De Julio César se cuenta una historia menos conocida que otras y que relata la vez en que, desembarcando antes de una campaña, tropezó y cayó al suelo, pero que, interpretando el presagio de forma positiva, se levantó de buen ánimo y dijo: "África, ahora te poseo". Es el equivalente histórico más preciso que he encontrado a aquella vez en que un amigo decidió que una bofetada sólo podía significar que la abofeteadora le deseaba, lo que, por otro lado, explica perfectamente que al cabo de unos años se convirtiese en la madre de sus hijos. A modo inverso, algo de eso puede aclarar también mi incomprensible propensión a fallar los goles más inverosímiles en las pachangas de los sábados. Algunos no podemos ni empujar un balón delante de una portería vacía sin detenernos antes a pensar qué artimaña rastrera debe estar utilizando contra nosotros el portero.
Al final van a tener razón los que dicen que la suerte es de quien la inventa. Que la fortuna es una cuestión de perspectiva lo demuestra el hecho de que en el Bernabéu existan semifinales de Champions remontables en el minuto 90 y Ligas tiradas a la basura después de un empate en la jornada tres. Pero es que la fortuna, más allá de cualquier cosa, depende sobre todo de cómo la observe quien decide observarla. Uno puede ser ministro de Transportes, por ejemplo, mirar el funcionamiento cada vez más lamentable de los trenes en España y achacarlo a quienes los gestionaban hace más de siete años. Lo que es lo mismo, me supongo, que acudir al Senado de Roma y explicar las causas de la última derrota en que antes incluso de bajar del barco uno ya se había dejado los piños contra el suelo.

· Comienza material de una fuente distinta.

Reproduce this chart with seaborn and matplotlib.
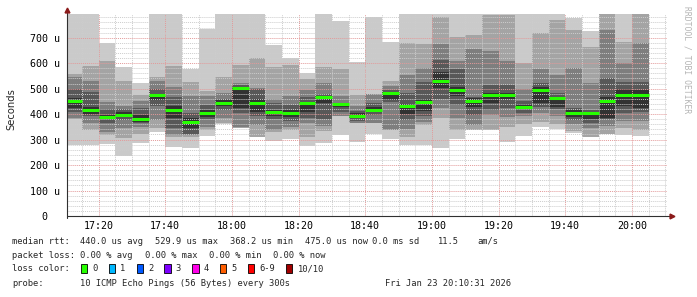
import matplotlib
matplotlib.use("Agg")
import matplotlib.pyplot as plt
import matplotlib.dates as mdates
import numpy as np
import pandas as pd
import seaborn as sns

# ---- data (microseconds); ten sorted pings per 5-minute step ----
start_times = pd.date_range("2026-01-23 17:10", periods=35, freq="5min")
ping1 = [279,279,283,237,285,328,272,268,314,361,347,309,296,302,276,288,319,292,322,301,279,279,268,301,338,338,292,314,351,342,325,312,321,318,315]
ping2 = [380,338,318,308,322,345,310,310,338,366,347,309,331,338,312,335,394,364,366,338,311,357,383,338,338,338,351,361,370,361,335,312,321,345,338]
ping3 = [384,366,331,347,351,378,318,318,351,383,351,357,338,351,366,355,394,364,366,338,340,370,423,386,357,397,387,393,403,393,361,344,353,373,374]
ping4 = [410,393,366,377,366,430,344,322,381,416,403,393,380,374,383,380,410,374,397,449,377,393,458,436,397,416,423,403,427,420,377,366,381,405,410]
ping5 = [423,400,380,387,370,455,383,347,390,432,423,410,393,390,407,442,429,383,407,455,400,412,504,471,429,442,458,423,442,429,390,380,383,430,423]
median = [453,416,389,398,382,474,415,368,403,442,501,442,408,406,445,466,440,393,416,482,432,449,530,495,453,476,474,429,495,462,406,406,453,475,475]
ping6 = [462,429,397,407,397,478,432,383,416,455,508,461,416,416,449,470,442,403,427,488,440,458,567,505,462,484,482,440,505,466,416,410,469,500,495]
ping7 = [497,487,420,420,425,497,469,403,436,461,513,497,442,435,469,478,445,412,445,495,482,526,613,577,469,514,514,452,524,482,423,416,541,527,526]
ping8 = [545,530,448,432,452,530,505,471,471,482,521,501,458,471,495,523,471,432,479,510,554,581,675,609,654,648,609,499,577,554,580,524,730,600,681]
ping9 = [558,590,609,530,475,545,590,526,492,547,592,619,586,593,539,586,577,475,479,530,678,675,783,704,711,790,790,599,720,770,730,665,800,684,800]
ping10 = [800,800,681,585,522,800,800,578,736,800,800,800,670,619,560,800,766,605,783,683,800,800,800,800,800,800,800,800,800,800,777,726,800,800,800]

ytick_values = [0, 100, 200, 300, 400, 500, 600, 700]
ytick_labels = ["0  ", "100 u", "200 u", "300 u", "400 u", "500 u", "600 u", "700 u"]

loss_labels = ["0", "1", "2", "3", "4", "5", "6-9", "10/10"]
loss_colors = ["#26ff00", "#00b8ff", "#0059ff", "#7e00ff", "#ff00ea", "#ff5e00", "#ff0000", "#a10000"]

# ---- style ----
sns.set_theme(style="white")
plt.rcParams["font.family"] = ["DejaVu Sans Mono", "DejaVu Sans"]

W, H = 697, 297
fig = plt.figure(figsize=(W / 100, H / 100), dpi=100)
fig.patch.set_facecolor("white")
ax_left, ax_right, ax_top, ax_bot = 67, 667, 14, 216
ax = fig.add_axes([ax_left / W, (H - ax_bot) / H, (ax_right - ax_left) / W, (ax_bot - ax_top) / H])
ax.set_facecolor("white")

x = mdates.date2num(start_times.to_pydatetime())
w = 5 / 1440.0

bands = [
    (ping1, ping10, "#cacaca"),
    (ping2, ping9, "#a4a4a4"),
    (ping3, ping8, "#7e7e7e"),
    (ping4, ping7, "#585858"),
    (ping5, ping6, "#323232"),
]
for lo, hi, col in bands:
    lo = np.asarray(lo, float)
    hi = np.asarray(hi, float)
    ax.bar(x, hi - lo, bottom=lo, width=w, align="edge", color=col, linewidth=0, zorder=1)

ax.hlines(median, x, x + w, colors=loss_colors[0], linewidth=2.2, zorder=3)

t0 = mdates.date2num(pd.Timestamp("2026-01-23 17:10:31"))
t1 = mdates.date2num(pd.Timestamp("2026-01-23 20:10:31"))
ax.set_xlim(t0, t1)
ax.set_ylim(0, 793)

ax.xaxis.set_major_locator(mdates.MinuteLocator(byminute=[0, 20, 40]))
ax.xaxis.set_minor_locator(mdates.MinuteLocator(byminute=list(range(0, 60, 5))))
ax.xaxis.set_major_formatter(mdates.DateFormatter("%H:%M"))
ax.set_yticks(ytick_values)
ax.set_yticklabels(ytick_labels)
ax.set_yticks(list(range(0, 793, 20)), minor=True)

ax.grid(which="minor", color="#cdcdcd", linestyle=(0, (1, 1)), linewidth=0.7)
ax.grid(which="major", color="#e39a9a", linestyle=(0, (1, 1)), linewidth=0.7)
ax.set_axisbelow(False)

for s in ax.spines.values():
    s.set_visible(False)

ax.tick_params(axis="both", which="major", direction="out", length=1.5, width=0.6,
               color="#404040", labelsize=7.2, labelcolor="#000000")
ax.tick_params(axis="both", which="minor", direction="out", length=1.2, width=0.6, color="#404040")
ax.tick_params(axis="y", which="major", pad=3.6)
ax.tick_params(axis="x", which="major", pad=1.8)
for lab in ax.get_yticklabels() + ax.get_xticklabels():
    lab.set_fontfamily("DejaVu Sans Mono")

# axis lines with arrows
ax.plot([0, 0], [-0.01, 1.02], transform=ax.transAxes, clip_on=False, color="#303030", lw=0.8, zorder=5)
ax.plot([0, 1.006], [0, 0], transform=ax.transAxes, clip_on=False, color="#303030", lw=0.8, zorder=5)
ax.plot([0], [1.022], marker="^", markersize=3.5, color="#8b1a1a", transform=ax.transAxes, clip_on=False, zorder=6)
ax.plot([1.008], [0], marker=">", markersize=3.5, color="#8b1a1a", transform=ax.transAxes, clip_on=False, zorder=6)

def ftxt(px, py, s, **kw):
    kw.setdefault("fontsize", 6.3)
    kw.setdefault("va", "center")
    kw.setdefault("ha", "left")
    kw.setdefault("family", "DejaVu Sans Mono")
    return fig.text(px / W, 1 - py / H, s, **kw)

ftxt(11, 109, "Seconds", rotation=90, ha="center", fontsize=7.2, family="DejaVu Sans")
ftxt(687, 60, "RRDTOOL / TOBI OETIKER", rotation=-90, ha="center", fontsize=5.8, color="#b4b4b4")

y1, y2, y3, y4 = 241, 255.5, 268.5, 283
ftxt(12, y1, "median rtt:")
for px, s in [(80, "440.0 us avg"), (155, "529.9 us max"), (230, "368.2 us min"),
              (305, "475.0 us now"), (372, "0.0 ms sd"), (438, "11.5"), (477, "am/s")]:
    ftxt(px, y1, s)
ftxt(12, y2, "packet loss:")
for px, s in [(80, "0.00 % avg"), (145, "0.00 % max"), (209, "0.00 % min"), (273, "0.00 % now")]:
    ftxt(px, y2, s)
ftxt(12, y3, "loss color:")
box_x = [81, 108.7, 136.7, 164.3, 192.3, 220, 247.7, 286]
for bx, lab, col in zip(box_x, loss_labels, loss_colors):
    fig.patches.append(matplotlib.patches.Rectangle(
        (bx / W, 1 - 272.7 / H), 6.3 / W, 8.3 / H, transform=fig.transFigure,
        facecolor=col, edgecolor="#000000", linewidth=0.6))
    ftxt(bx + 11.5, y3, lab)
ftxt(12, y4, "probe:")
ftxt(80, y4, "10 ICMP Echo Pings (56 Bytes) every 300s")
ftxt(385, y4, "Fri Jan 23 20:10:31 2026")

fig.savefig("out.png", dpi=100, facecolor="white")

Hablamos de una cosa demasiado misteriosa. Justo antes de cruzar el río Rubicón para jugarse su destino a una carta, dicen que Julio César miró hacia adelante y dijo: "La suerte está echada". Sin embargo la frase tiene un sentido ambiguo, pues lo que había hecho hasta entonces y lo que siguió haciendo en adelante fue interpretar él mismo su propia suerte como mejor le convenía. En otra ocasión, relatan que corrigió los nefastos vaticinios de un arúspice que había interpretado catastróficamente el hecho de que uno de los animales sacrificados no tuviese corazón. A partir de ahora, dicen que dijo, este acontecimiento será interpretado siempre como una señal de buena fortuna. Y punto en boca. Es difícil, por tanto, no elucubrar sobre su final. Cuenta Suetonio que en los días anteriores a su asesinato se sucedieron incontables augurios turbulentos. Todos los caballos que había liberado al iniciarse la guerra civil que le encumbró, por ejemplo, se negaban a comer y lloraban desconsoladamente; la víspera de los idus de marzo, distintos tipos de aves persiguieron a un pájaro reyezuelo que portaba en el pico una ramita de laurel y lo despedazaron en la Curia de Pompeyo; su esposa, esa noche, soñó que el techo se le desplomaba encima y que César moría apuñalado en sus brazos; él mismo creyó verse estrechando la mano de Júpiter entre las sábanas; y tanta zozobra le entró que dudó si acudir al día siguiente al Senado. Bien. Yo he llegado a pensar que si el complot que acabó con su vida tuvo éxito fue precisamente por eso. Porque, en última instancia, él mismo interpretó su suerte. Quién sabe lo que hubiese pasado si, en lugar de dejarse llevar por malos pensamientos, hubiese despertado esa mañana creyendo que descubriría América.